Only the lines from the one containing "What Altair code" through the one containing "import pandas as pd" belong in the answer; copy them exactly and leave out pictures.
■ ■ ■ ■ ■ ■ ■
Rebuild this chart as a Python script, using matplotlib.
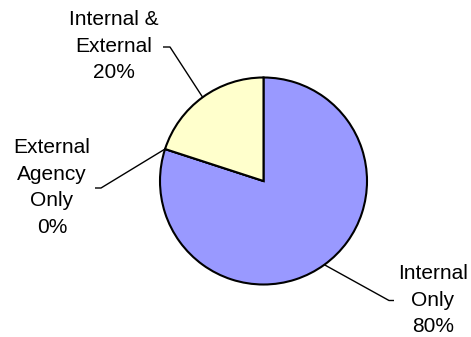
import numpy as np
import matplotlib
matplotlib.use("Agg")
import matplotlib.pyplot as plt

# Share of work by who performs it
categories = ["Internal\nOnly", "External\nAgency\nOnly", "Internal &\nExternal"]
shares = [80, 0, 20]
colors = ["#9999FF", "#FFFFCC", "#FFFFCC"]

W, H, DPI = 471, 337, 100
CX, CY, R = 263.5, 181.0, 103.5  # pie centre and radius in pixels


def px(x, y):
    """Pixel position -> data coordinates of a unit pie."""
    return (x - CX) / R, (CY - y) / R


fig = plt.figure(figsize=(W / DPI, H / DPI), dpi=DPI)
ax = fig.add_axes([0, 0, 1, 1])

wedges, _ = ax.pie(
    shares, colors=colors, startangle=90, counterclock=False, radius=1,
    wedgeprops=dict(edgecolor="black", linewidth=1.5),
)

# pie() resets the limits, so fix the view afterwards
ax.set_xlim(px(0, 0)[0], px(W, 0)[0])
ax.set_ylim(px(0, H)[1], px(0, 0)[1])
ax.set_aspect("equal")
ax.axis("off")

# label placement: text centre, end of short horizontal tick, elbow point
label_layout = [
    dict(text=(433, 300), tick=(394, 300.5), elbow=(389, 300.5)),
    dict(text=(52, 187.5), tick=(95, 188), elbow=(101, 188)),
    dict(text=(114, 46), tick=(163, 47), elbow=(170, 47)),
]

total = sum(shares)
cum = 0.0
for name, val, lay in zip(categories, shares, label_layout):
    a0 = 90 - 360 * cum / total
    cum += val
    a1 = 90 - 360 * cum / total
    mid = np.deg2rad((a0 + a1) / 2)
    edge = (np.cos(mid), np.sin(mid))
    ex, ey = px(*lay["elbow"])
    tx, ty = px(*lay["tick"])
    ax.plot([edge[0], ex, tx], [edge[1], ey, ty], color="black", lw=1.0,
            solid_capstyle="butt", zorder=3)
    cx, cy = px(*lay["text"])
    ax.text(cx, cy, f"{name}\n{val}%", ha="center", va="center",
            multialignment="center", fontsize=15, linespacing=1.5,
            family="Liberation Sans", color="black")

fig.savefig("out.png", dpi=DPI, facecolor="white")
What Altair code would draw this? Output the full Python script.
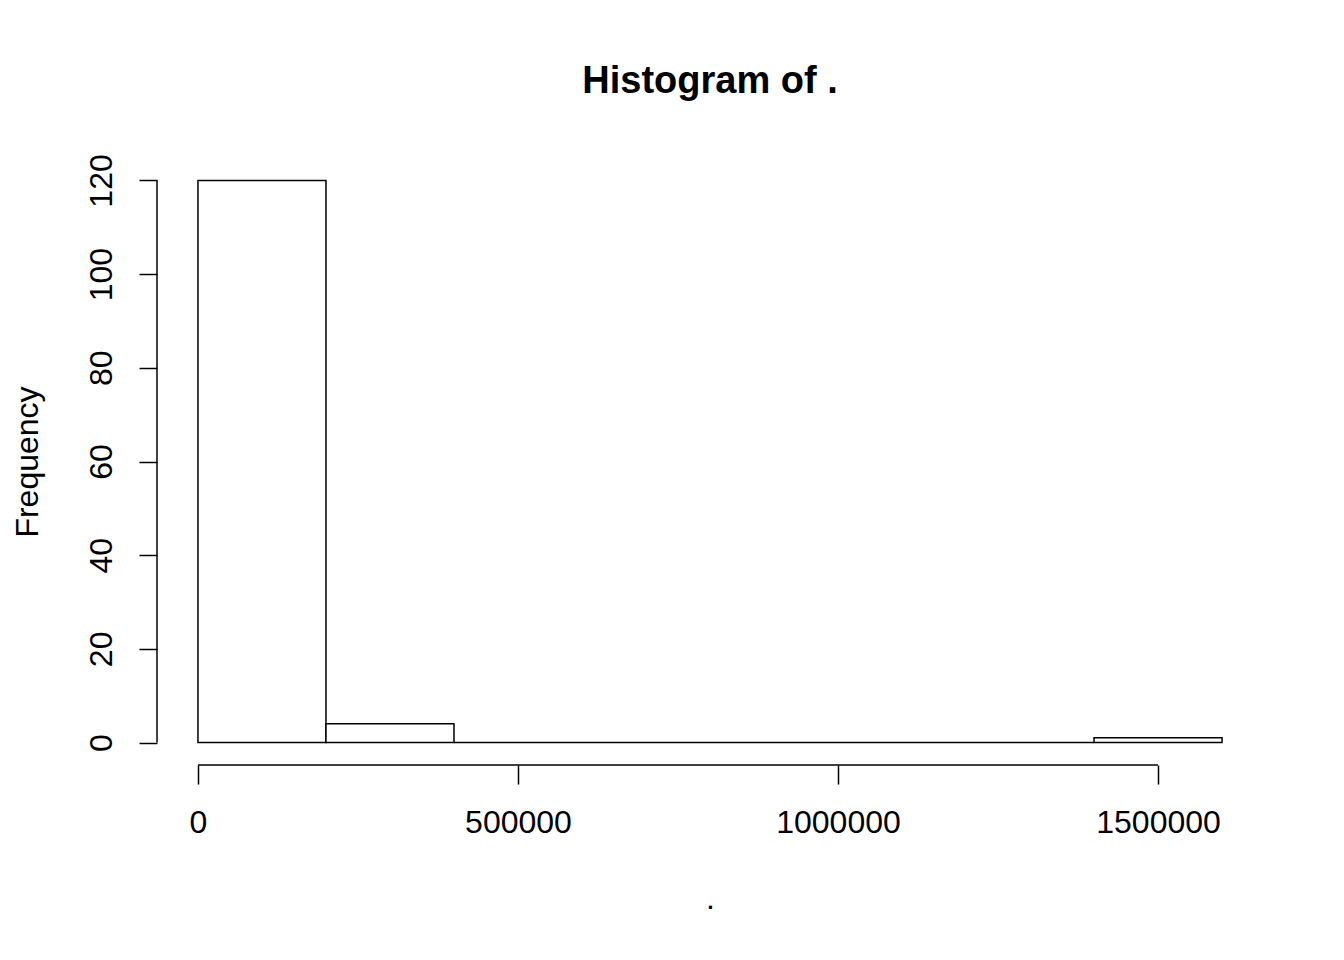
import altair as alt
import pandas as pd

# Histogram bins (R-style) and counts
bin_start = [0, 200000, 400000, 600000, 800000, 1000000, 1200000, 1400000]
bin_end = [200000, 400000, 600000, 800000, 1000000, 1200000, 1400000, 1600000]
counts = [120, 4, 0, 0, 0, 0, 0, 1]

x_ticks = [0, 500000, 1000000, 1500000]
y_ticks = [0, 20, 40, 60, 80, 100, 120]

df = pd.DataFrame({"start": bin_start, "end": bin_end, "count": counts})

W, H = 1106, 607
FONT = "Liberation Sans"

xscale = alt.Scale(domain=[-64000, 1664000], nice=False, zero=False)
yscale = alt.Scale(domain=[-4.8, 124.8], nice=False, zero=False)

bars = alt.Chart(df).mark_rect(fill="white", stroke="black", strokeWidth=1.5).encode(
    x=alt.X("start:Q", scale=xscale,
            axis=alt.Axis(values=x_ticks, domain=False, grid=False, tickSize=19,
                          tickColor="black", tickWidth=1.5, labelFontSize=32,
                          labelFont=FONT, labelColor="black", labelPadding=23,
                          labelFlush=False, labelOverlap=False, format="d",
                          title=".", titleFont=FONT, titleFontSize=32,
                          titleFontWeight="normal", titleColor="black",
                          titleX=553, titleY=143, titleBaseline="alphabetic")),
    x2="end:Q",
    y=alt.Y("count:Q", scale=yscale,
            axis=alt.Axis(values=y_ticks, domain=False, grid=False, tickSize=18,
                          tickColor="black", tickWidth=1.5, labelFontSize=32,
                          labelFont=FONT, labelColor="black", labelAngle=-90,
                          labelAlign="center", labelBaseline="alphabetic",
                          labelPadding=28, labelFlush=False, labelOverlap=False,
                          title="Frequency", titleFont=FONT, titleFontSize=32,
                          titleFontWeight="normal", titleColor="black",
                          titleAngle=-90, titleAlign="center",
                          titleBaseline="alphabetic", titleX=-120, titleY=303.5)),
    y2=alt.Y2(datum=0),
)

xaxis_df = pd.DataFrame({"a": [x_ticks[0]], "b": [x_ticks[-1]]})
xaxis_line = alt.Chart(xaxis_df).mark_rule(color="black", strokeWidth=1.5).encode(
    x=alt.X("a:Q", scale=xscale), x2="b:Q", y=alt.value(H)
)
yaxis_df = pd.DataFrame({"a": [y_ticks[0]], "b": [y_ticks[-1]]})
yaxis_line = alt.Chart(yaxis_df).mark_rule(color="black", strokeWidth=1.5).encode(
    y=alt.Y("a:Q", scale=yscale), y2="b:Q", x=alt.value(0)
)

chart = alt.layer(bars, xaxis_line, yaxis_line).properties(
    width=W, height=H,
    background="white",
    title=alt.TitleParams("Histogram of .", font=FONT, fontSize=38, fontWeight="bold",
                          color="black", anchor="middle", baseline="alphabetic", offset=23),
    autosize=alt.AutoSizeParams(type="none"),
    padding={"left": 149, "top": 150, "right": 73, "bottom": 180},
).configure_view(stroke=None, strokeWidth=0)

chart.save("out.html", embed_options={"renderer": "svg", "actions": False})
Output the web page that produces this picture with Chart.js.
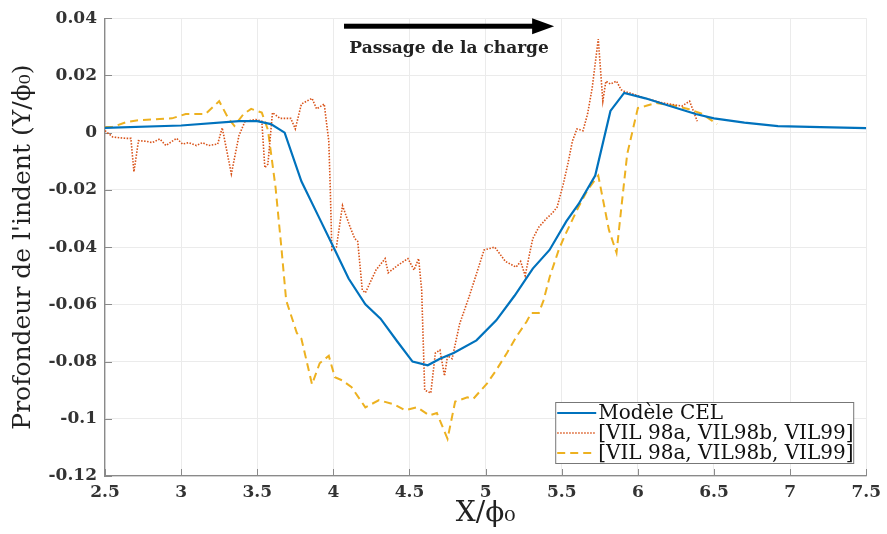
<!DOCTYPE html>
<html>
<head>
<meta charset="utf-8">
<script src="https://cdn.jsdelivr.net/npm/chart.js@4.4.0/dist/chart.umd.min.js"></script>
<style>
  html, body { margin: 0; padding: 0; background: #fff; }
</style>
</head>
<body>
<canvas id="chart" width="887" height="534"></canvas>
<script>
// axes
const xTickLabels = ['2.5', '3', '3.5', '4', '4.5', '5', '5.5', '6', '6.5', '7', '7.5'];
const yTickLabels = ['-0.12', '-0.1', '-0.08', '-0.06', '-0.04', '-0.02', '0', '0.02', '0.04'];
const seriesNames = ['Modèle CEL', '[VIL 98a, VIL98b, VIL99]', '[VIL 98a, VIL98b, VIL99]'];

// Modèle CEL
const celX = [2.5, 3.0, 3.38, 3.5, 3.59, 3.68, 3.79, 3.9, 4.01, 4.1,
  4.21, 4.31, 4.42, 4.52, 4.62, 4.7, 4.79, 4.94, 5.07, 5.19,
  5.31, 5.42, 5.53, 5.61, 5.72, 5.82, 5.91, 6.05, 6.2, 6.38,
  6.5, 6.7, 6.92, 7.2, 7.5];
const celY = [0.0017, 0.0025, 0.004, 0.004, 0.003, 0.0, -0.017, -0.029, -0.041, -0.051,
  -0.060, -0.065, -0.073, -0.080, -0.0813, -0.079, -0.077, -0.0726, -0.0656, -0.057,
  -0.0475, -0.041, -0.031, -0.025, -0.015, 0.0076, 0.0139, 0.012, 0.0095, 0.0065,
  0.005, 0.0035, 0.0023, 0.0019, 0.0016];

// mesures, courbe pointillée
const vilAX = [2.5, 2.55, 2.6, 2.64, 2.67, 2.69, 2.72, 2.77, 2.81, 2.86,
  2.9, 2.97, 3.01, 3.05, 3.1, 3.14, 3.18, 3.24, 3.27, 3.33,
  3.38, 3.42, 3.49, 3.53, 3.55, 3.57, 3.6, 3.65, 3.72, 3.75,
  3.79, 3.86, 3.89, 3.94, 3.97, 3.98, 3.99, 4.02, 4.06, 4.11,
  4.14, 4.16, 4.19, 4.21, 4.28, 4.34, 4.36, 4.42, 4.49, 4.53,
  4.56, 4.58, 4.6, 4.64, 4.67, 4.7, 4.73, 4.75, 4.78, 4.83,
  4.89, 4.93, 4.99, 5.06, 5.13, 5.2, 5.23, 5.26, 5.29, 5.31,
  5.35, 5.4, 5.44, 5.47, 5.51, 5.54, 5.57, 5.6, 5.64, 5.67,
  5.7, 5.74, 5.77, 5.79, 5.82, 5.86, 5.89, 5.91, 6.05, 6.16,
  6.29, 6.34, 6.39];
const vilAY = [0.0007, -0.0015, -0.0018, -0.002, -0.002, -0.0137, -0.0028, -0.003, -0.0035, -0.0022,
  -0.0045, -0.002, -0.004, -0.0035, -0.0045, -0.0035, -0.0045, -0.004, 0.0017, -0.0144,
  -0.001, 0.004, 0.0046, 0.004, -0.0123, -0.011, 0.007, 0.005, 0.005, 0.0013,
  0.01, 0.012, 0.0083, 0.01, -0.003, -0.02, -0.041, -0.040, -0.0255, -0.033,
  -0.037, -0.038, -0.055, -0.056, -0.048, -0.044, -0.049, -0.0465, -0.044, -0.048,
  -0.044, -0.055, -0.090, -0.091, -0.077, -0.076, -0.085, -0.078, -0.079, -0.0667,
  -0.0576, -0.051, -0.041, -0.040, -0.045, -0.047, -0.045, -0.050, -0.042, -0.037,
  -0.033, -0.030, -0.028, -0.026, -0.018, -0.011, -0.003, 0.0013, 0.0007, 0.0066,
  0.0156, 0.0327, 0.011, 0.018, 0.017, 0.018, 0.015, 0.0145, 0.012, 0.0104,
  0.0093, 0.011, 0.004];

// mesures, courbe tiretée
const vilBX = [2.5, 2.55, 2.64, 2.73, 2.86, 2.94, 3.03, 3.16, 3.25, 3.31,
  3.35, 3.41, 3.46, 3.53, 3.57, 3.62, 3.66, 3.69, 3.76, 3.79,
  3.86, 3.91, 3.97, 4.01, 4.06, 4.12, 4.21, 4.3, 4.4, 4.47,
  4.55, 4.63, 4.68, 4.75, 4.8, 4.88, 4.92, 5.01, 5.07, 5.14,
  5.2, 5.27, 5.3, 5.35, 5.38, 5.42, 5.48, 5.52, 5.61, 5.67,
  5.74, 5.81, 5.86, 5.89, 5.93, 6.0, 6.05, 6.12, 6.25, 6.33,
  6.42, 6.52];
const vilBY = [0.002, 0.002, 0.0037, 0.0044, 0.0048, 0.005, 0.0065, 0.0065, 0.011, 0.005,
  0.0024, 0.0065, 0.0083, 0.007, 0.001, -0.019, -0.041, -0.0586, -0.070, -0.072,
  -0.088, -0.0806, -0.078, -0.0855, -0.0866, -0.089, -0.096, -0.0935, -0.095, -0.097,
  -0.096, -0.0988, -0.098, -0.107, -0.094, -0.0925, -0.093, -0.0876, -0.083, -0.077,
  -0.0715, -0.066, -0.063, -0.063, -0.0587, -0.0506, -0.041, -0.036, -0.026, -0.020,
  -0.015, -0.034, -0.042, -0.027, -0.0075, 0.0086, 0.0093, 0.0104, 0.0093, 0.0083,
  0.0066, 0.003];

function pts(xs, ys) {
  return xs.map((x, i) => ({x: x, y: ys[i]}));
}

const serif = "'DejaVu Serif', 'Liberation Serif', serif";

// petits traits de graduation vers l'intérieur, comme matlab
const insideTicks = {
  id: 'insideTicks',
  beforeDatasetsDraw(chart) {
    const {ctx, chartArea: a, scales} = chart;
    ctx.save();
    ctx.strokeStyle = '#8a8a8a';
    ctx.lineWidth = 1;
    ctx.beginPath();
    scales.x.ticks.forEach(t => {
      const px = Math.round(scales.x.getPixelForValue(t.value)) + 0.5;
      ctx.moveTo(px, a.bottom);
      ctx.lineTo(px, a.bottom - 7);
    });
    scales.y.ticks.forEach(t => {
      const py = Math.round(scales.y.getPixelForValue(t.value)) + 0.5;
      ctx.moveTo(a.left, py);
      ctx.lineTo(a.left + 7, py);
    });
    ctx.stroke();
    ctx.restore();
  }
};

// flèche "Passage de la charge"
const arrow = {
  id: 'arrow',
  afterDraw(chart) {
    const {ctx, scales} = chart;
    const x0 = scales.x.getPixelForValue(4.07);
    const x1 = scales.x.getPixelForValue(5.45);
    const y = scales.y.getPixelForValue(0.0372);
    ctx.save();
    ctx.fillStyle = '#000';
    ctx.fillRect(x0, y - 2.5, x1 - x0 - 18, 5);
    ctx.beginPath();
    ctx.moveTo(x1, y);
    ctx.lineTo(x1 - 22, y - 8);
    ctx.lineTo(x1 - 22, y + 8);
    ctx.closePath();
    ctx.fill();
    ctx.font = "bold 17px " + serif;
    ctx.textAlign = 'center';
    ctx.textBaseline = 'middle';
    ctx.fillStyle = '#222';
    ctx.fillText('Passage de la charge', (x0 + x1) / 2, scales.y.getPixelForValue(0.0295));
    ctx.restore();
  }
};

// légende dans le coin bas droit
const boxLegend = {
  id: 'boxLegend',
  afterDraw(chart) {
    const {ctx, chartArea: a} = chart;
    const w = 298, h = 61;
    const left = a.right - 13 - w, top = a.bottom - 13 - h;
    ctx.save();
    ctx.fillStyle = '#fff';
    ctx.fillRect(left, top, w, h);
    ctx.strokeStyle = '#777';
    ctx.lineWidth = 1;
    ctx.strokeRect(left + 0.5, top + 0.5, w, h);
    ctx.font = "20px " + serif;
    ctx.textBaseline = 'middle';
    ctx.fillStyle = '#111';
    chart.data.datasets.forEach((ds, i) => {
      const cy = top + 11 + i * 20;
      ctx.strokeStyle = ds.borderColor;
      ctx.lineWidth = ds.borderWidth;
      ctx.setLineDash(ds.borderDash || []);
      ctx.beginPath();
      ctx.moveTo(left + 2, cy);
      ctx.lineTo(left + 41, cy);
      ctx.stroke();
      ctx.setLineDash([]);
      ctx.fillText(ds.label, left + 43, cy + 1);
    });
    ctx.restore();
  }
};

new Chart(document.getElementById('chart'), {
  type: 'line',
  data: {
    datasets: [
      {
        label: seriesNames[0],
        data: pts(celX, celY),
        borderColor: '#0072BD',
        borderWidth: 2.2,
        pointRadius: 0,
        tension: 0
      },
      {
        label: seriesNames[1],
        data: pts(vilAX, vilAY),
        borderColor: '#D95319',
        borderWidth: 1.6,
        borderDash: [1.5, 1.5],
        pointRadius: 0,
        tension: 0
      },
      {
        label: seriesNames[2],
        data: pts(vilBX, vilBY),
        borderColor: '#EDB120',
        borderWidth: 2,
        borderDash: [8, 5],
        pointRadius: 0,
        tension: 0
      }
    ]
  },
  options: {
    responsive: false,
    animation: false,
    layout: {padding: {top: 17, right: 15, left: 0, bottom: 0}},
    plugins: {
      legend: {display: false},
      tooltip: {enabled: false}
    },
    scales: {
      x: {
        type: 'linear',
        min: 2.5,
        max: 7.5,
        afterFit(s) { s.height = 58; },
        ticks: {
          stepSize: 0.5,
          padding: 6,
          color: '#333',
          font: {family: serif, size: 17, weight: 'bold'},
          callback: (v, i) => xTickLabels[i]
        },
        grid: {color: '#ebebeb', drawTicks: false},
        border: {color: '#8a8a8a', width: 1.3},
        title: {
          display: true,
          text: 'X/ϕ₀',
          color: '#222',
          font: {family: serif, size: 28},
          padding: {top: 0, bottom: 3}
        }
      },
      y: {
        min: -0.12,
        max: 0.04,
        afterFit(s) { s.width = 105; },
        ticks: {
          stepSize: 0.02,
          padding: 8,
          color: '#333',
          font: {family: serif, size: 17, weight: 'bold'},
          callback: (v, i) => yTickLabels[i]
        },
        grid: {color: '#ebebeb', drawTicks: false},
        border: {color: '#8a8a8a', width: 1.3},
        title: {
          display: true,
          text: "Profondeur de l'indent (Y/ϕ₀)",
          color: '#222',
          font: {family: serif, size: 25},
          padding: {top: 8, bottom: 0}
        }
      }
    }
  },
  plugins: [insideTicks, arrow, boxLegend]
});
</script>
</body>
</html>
■ ■ ■ ■ ■ ■ ■
[SOLUTION FOR THIS PROBLEM]
What Altair code would draw this? Output the full Python script.
import altair as alt
import pandas as pd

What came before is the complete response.